= Adrian Partington =

English conductor, chorus master, organist and pianist

Adrian Frederick Partington (born 1 October 1958) is an English conductor, chorus master, organist and pianist. He is director of music at Gloucester Cathedral, joint conductor of the Three Choirs Festival and artistic director for the Gloucester festival years, director of the BBC National Chorus of Wales, conductor of Gloucester Choral Society, and former conductor of Bristol Choral Society and leader of the postgraduate choral conducting course at the Royal Welsh College of Music & Drama.

The son of professional musicians, he was a chorister at Worcester Cathedral under Christopher Robinson and a pupil at The King's School, Worcester, studied at the Royal College of Music under Herbert Howells, and was organ scholar at St George's Chapel, Windsor Castle and King's College, Cambridge. He returned to Worcester as assistant organist from 1981 to 1991, before turning more of his attention to choral conducting.

He was associate chorus master of the CBSO Chorus and conductor of the City of Birmingham Symphony Youth Chorus during the Simon Rattle years until September 2000.

In 1999, he was appointed director of the BBC National Chorus of Wales – a position which he still holds, and has involved preparing the chorus for many concerts, BBC Radio 3 broadcasts, BBC Proms appearances and recordings under conductors such as Richard Hickox during his years as principal conductor of BBC National Orchestra of Wales. He also conducts several concerts himself each season, as well as other BBC engagements such as conducting the televised Swansea link at the Last Night of the Proms and recording the soundtrack for one series of Doctor Who.

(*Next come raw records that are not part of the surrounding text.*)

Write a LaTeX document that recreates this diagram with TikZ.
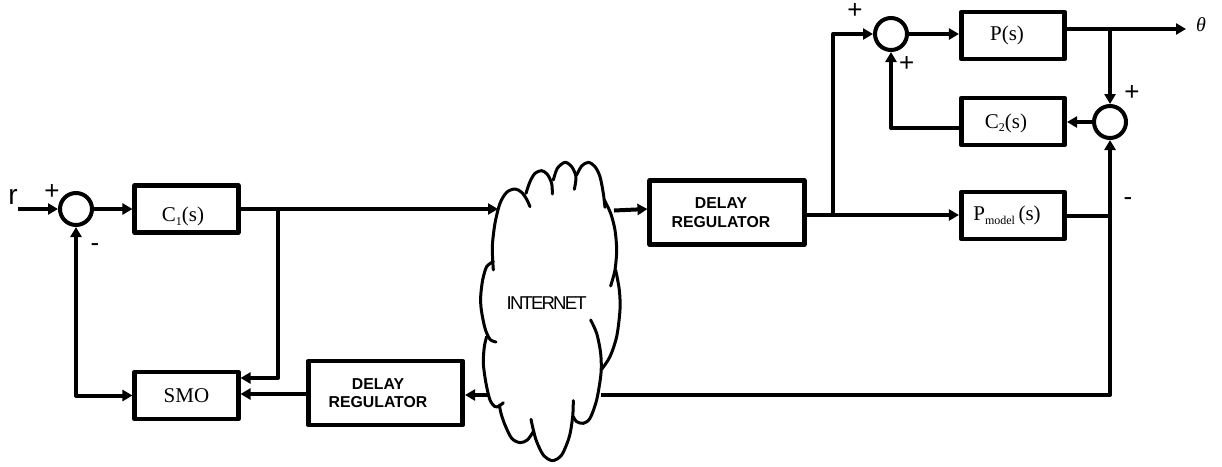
\documentclass[tikz,border=0pt]{standalone}
\usepackage{fontspec}
\setmainfont{Liberation Serif}
\newfontfamily\arialfont{Liberation Sans}
\newfontfamily\tightfont[LetterSpace=-10]{Liberation Sans}
\usetikzlibrary{arrows.meta, calc, positioning}
\newcommand{\subtext}[1]{\raisebox{-3.5pt}{\fontsize{12}{12}\selectfont #1}}
\begin{document}
\begin{tikzpicture}[x=1pt, y=-1pt, >={Triangle[length=10pt,width=11pt]}, line join=round,
    wire/.style={line width=4pt},
    blockbox/.style={draw, line width=4.6pt, inner sep=0pt, minimum width=103.5pt, minimum height=47pt, font=\fontsize{21}{25}\selectfont},
    delaybox/.style={draw, line width=4.6pt, inner sep=0pt, minimum width=154.5pt, minimum height=64pt, align=center, font=\arialfont\bfseries\fontsize{15.8}{18.5}\selectfont},
    sumcirc/.style={draw, circle, line width=4pt, inner sep=0pt, minimum size=32pt},
    signtext/.style={inner sep=0pt, font=\arialfont\fontsize{26}{26}\selectfont},
    cloudline/.style={line width=3pt, line cap=round}]
    \useasboundingbox (0,0) rectangle (1222,466);

    % 方框
    \node[blockbox, text height=25pt, text depth=0pt] (c1) at (186.5,209) {C\subtext{1}(s)\hspace*{7pt}};
    \node[blockbox] (smo) at (186.5,395.5) {SMO};
    \node[blockbox] (plant) at (1013,35.5) {P(s)\hspace*{12pt}};
    \node[blockbox, text height=16pt, text depth=3pt] (c2) at (1013,121.5) {C\subtext{2}(s)\hspace*{14pt}};
    \node[blockbox, text height=15pt, text depth=5pt] (pmodel) at (1013,215.5) {P\subtext{model}\,(s)\hspace*{12pt}};
    \node[delaybox] (delayb) at (385.5,393) {DELAY\hspace*{15pt}\\REGULATOR\hspace*{15pt}};
    \node[delaybox] (delayf) at (727,212.5) {DELAY\hspace*{12pt}\\REGULATOR\hspace*{12pt}};

    % 求和点
    \node[sumcirc] (suma) at (76,209) {};
    \node[sumcirc] (sumb) at (891,34) {};
    \node[sumcirc] (sumc) at (1110,122) {};

    % 云
    \node[inner sep=0pt, font=\tightfont\fontsize{18.6}{20}\selectfont] (internet) at (546.7,303.3) {INTERNET};
    \begin{scope}[shift={(440,130)}, x=0.3333pt, y=-0.3333pt]
        \draw[cloudline] plot[smooth] coordinates {(160,420) (157,350) (165,280) (180,220) (200,187) (225,177) (245,187) (260,208) (270,230)};
        \draw[cloudline] plot[smooth] coordinates {(258,190) (270,155) (285,130) (305,122) (322,133) (335,160) (337,192)};
        \draw[cloudline] plot[smooth] coordinates {(340,150) (352,115) (375,97) (395,110) (408,140) (403,178)};
        \draw[cloudline] plot[smooth] coordinates {(410,135) (425,108) (445,97) (465,110) (480,140) (490,190) (495,232)};
        \draw[cloudline] plot[smooth] coordinates {(493,210) (512,250) (525,300) (530,360) (525,420) (512,468)};
        \draw[cloudline] plot[smooth] coordinates {(527,420) (538,480) (540,540) (530,620) (510,680) (485,718)};
        \draw[cloudline] plot[smooth] coordinates {(452,570) (470,610) (482,670) (483,730) (470,810) (450,865) (430,880) (410,875) (400,860)};
        \draw[cloudline] plot[smooth] coordinates {(400,812) (398,860) (388,920) (365,975) (337,992) (310,975) (290,935) (280,900) (273,868)};
        \draw[cloudline] plot[smooth] coordinates {(280,905) (262,930) (240,938) (215,925) (195,885) (183,850) (178,825)};
        \draw[cloudline] plot[smooth] coordinates {(190,818) (178,828) (165,830) (150,810) (138,760) (130,700) (133,650) (140,620)};
        \draw[cloudline] plot[smooth] coordinates {(168,636) (150,628) (135,595) (124,540) (122,500) (128,450) (140,410) (160,395)};
    \end{scope}

    % 端点
    \coordinate (input) at (18,209);
    \coordinate (cloudin) at (498,209);
    \coordinate (cloudout) at (614,210.5);
    \coordinate (cloudright) at (601,395);
    \coordinate (cloudleft) at (488,395);
    \coordinate (delayfin) at (delayf.west |- 0,209);
    \coordinate (delayfout) at (delayf.east |- 0,215);
    \coordinate (smotop) at (smo.east |- 0,378);
    \coordinate (smomid) at (smo.east |- 0,394);
    \coordinate (plantout) at (plant.east |- 0,29);
    \coordinate (output) at (1186,29);
    \coordinate (c2in) at (c2.east |- sumc.west);
    \coordinate (c2out) at (c2.west |- 0,128);
    \coordinate (delaybout) at (delayb.west |- 0,394);

    % 前向通路
    \draw[wire, ->] (input) -- (suma);
    \draw[wire, ->] (suma) -- (c1);
    \draw[wire, ->] (c1) -- (cloudin);
    \draw[wire, ->] (cloudout) -- (delayfin);
    \draw[wire, ->] (delayfout) -- (pmodel.west |- delayfout);
    \draw[wire, ->] (833,215) |- (sumb.west);
    \draw[wire, ->] (sumb) -- (plant.west |- sumb);
    \draw[wire, ->] (plantout) -- (output);

    % 反馈通路
    \draw[wire, ->] (1110,29) -- (sumc);
    \draw[wire, ->] (sumc) -- (c2in);
    \draw[wire, ->] (c2out) -| (sumb);
    \draw[wire] (pmodel) -- (1110,215.5);
    \draw[wire, ->] (cloudright) -| (sumc);
    \draw[wire, ->] (cloudleft) -- (delayb.east |- cloudleft);
    \draw[wire, ->] (delaybout) -- (smomid);
    \draw[wire, ->] (278,209) |- (smotop);
    \draw[wire, <->] (smo.west) -| (suma);

    % 文字
    \node[signtext, font=\arialfont\fontsize{28}{28}\selectfont] (rlabel) at (13,197) {r};
    \node[signtext] (plusa) at (52,192) {+};
    \node[signtext] (minusa) at (95,248) {-};
    \node[signtext] (plusb) at (855,11) {+};
    \node[signtext] (plusc) at (906.7,64) {+};
    \node[signtext] (plusd) at (1132,93) {+};
    \node[signtext] (minusb) at (1128,202) {-};
    \node[inner sep=0pt, font=\fontsize{20}{20}\selectfont\itshape] (thetalabel) at (1201,25) {θ};
\end{tikzpicture}
\end{document}
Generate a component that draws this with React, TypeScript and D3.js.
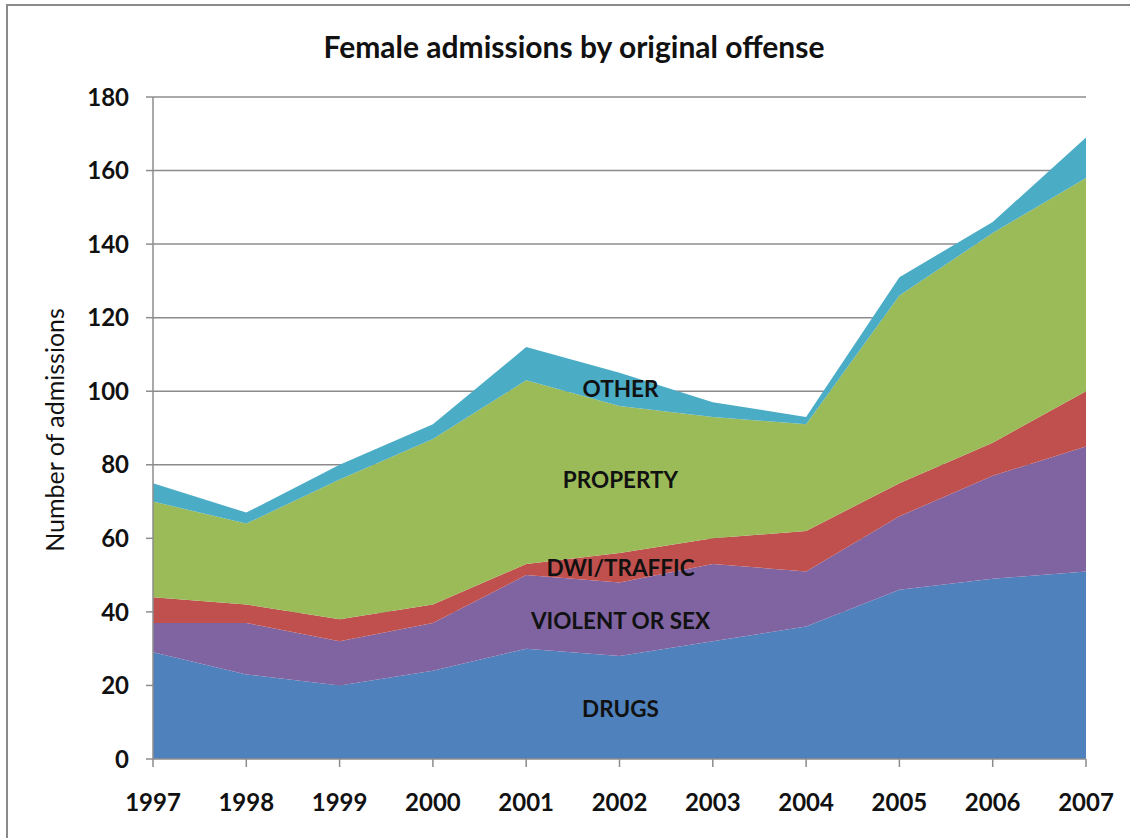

Also in 1999, he was appointed conductor of the Royal Welsh College of Music & Drama chorus and he has been conductor of Bristol Choral Society since September 2000, whose principal concerts are with the Bournemouth Symphony Orchestra.
He has also worked with many of the big London choirs such as the BBC Symphony Chorus, London Symphony Chorus, Philharmonia Chorus and The Bach Choir on several occasions, not only preparing choirs for some of the great conductors of our time, such as Claudio Abbado, Bernard Haitink and Sir Charles Mackerras, but also as conductor himself.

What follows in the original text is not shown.